[Start Stored data]
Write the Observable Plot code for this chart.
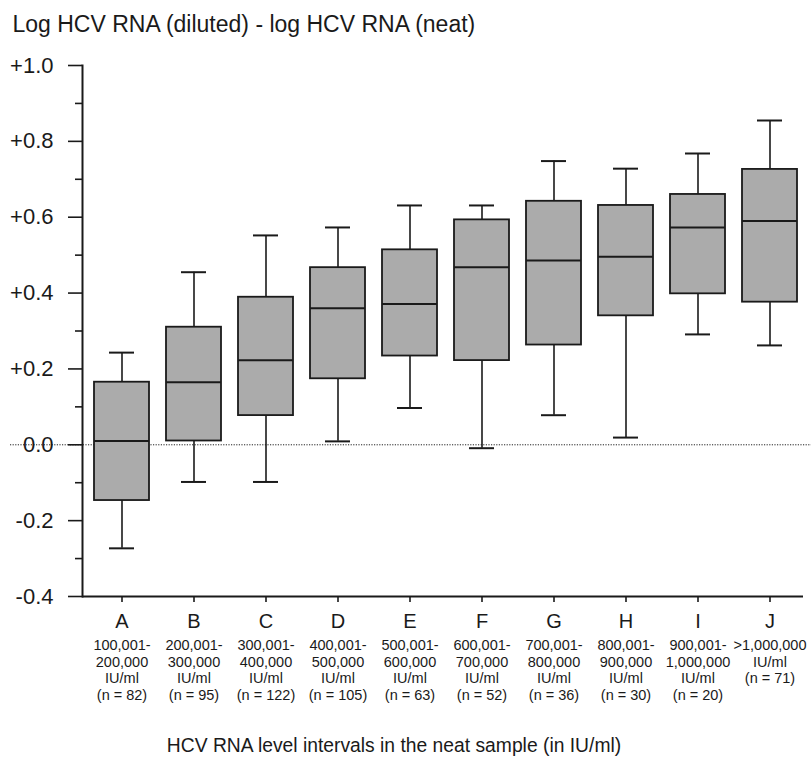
<!DOCTYPE html>
<html><head><meta charset="utf-8">
<script src="https://cdn.jsdelivr.net/npm/d3@7"></script>
<script src="https://cdn.jsdelivr.net/npm/@observablehq/plot@0.6"></script>
<style>body{margin:0;background:#fff} svg{display:block}</style>
</head><body><div id="chart"></div>
<script>
const categories = ["A","B","C","D","E","F","G","H","I","J"];
const ranges = ["100,001-\n200,000","200,001-\n300,000","300,001-\n400,000","400,001-\n500,000","500,001-\n600,000","600,001-\n700,000","700,001-\n800,000","800,001-\n900,000","900,001-\n1,000,000",">1,000,000"];
const nCounts = [82,95,122,105,63,52,36,30,20,71];
const whiskerLow  = [-0.273,-0.098,-0.098,0.009,0.097,-0.009,0.078,0.019,0.291,0.262];
const q1          = [-0.147, 0.010, 0.077,0.174,0.234, 0.222,0.263,0.340,0.398,0.376];
const median      = [ 0.010, 0.165, 0.223,0.360,0.371, 0.468,0.486,0.496,0.573,0.590];
const q3          = [ 0.165, 0.310, 0.389,0.467,0.514, 0.593,0.642,0.631,0.660,0.726];
const whiskerHigh = [ 0.243, 0.455, 0.552,0.573,0.631, 0.631,0.748,0.728,0.768,0.855];
const majorTicks = [-0.4,-0.2,0,0.2,0.4,0.6,0.8,1.0];
const minorTicks = [-0.3,-0.1,0.1,0.3,0.5,0.7,0.9];
const yTitle = "Log HCV RNA (diluted) - log HCV RNA (neat)";
const xTitle = "HCV RNA level intervals in the neat sample (in IU/ml)";

const rows = categories.map((c, i) => ({
  cat: c, lo: whiskerLow[i], q1: q1[i], med: median[i], q3: q3[i], hi: whiskerHigh[i],
  sub: ranges[i] + "\nIU/ml\n(n = " + nCounts[i] + ")"
}));
const subLabel = Object.fromEntries(rows.map(r => [r.cat, r.sub]));
const fmt = d => Math.abs(d) < 1e-9 ? "0.0" : (d > 0 ? "+" : "-") + Math.abs(d).toFixed(1);
const ink = "#1a1a1a";
const font = "'Liberation Sans', Arial, Helvetica, sans-serif";

const chart = Plot.plot({
  width: 811, height: 758,
  marginTop: 65, marginBottom: 162, marginLeft: 82, marginRight: 2,
  style: {fontFamily: font, color: ink, background: "#fff"},
  x: {domain: categories, paddingInner: 0.23, paddingOuter: 0.11, align: 0.5},
  y: {domain: [-0.4, 1.0]},
  marks: [
    Plot.ruleY([0], {stroke: "#222", strokeWidth: 1, strokeDasharray: "1.2,1.4", insetLeft: -72, insetRight: -2}),
    Plot.ruleX(rows, {x: "cat", y1: "q3", y2: "hi", stroke: ink, strokeWidth: 1.6}),
    Plot.ruleX(rows, {x: "cat", y1: "q1", y2: "lo", stroke: ink, strokeWidth: 1.6}),
    Plot.tickY(rows, {x: "cat", y: "hi", stroke: ink, strokeWidth: 2, insetLeft: 15, insetRight: 15}),
    Plot.tickY(rows, {x: "cat", y: "lo", stroke: ink, strokeWidth: 2, insetLeft: 15, insetRight: 15}),
    Plot.barY(rows, {x: "cat", y1: "q1", y2: "q3", fill: "#ababab", stroke: ink, strokeWidth: 1.8}),
    Plot.tickY(rows, {x: "cat", y: "med", stroke: ink, strokeWidth: 2}),
    Plot.frame({anchor: "left", stroke: ink, strokeWidth: 2}),
    Plot.ruleY([-0.4], {stroke: ink, strokeWidth: 2, insetRight: 6}),
    Plot.axisY({ticks: majorTicks, tickSize: 14, tickPadding: 15, tickFormat: fmt, fontSize: 22, stroke: ink, strokeWidth: 1.6, fill: ink}),
    Plot.axisY({ticks: minorTicks, tickSize: 7, tickFormat: () => "", stroke: ink, strokeWidth: 1.6}),
    Plot.axisX({tickSize: 6, tickPadding: 11, fontSize: 20, stroke: ink, strokeWidth: 1.6, fill: ink, label: null}),
    Plot.axisX({tickSize: 0, tickPadding: 41, tickFormat: d => subLabel[d], fontSize: 14.5, lineHeight: 1.17, fill: ink, label: null}),
    Plot.text([yTitle], {text: d => d, frameAnchor: "top-left", dx: -70, dy: -34, textAnchor: "start", lineAnchor: "bottom", fontSize: 23, fill: ink}),
    Plot.text([xTitle], {text: d => d, frameAnchor: "bottom", dx: -52, dy: 155, textAnchor: "middle", lineAnchor: "bottom", fontSize: 19.3, fill: ink})
  ]
});
document.getElementById("chart").appendChild(chart);
</script></body></html>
[End Stored data]
**Request**
Each line containing the word "chart" counts once; say how many such lines there are, giving only the number.

**Worked solution**
4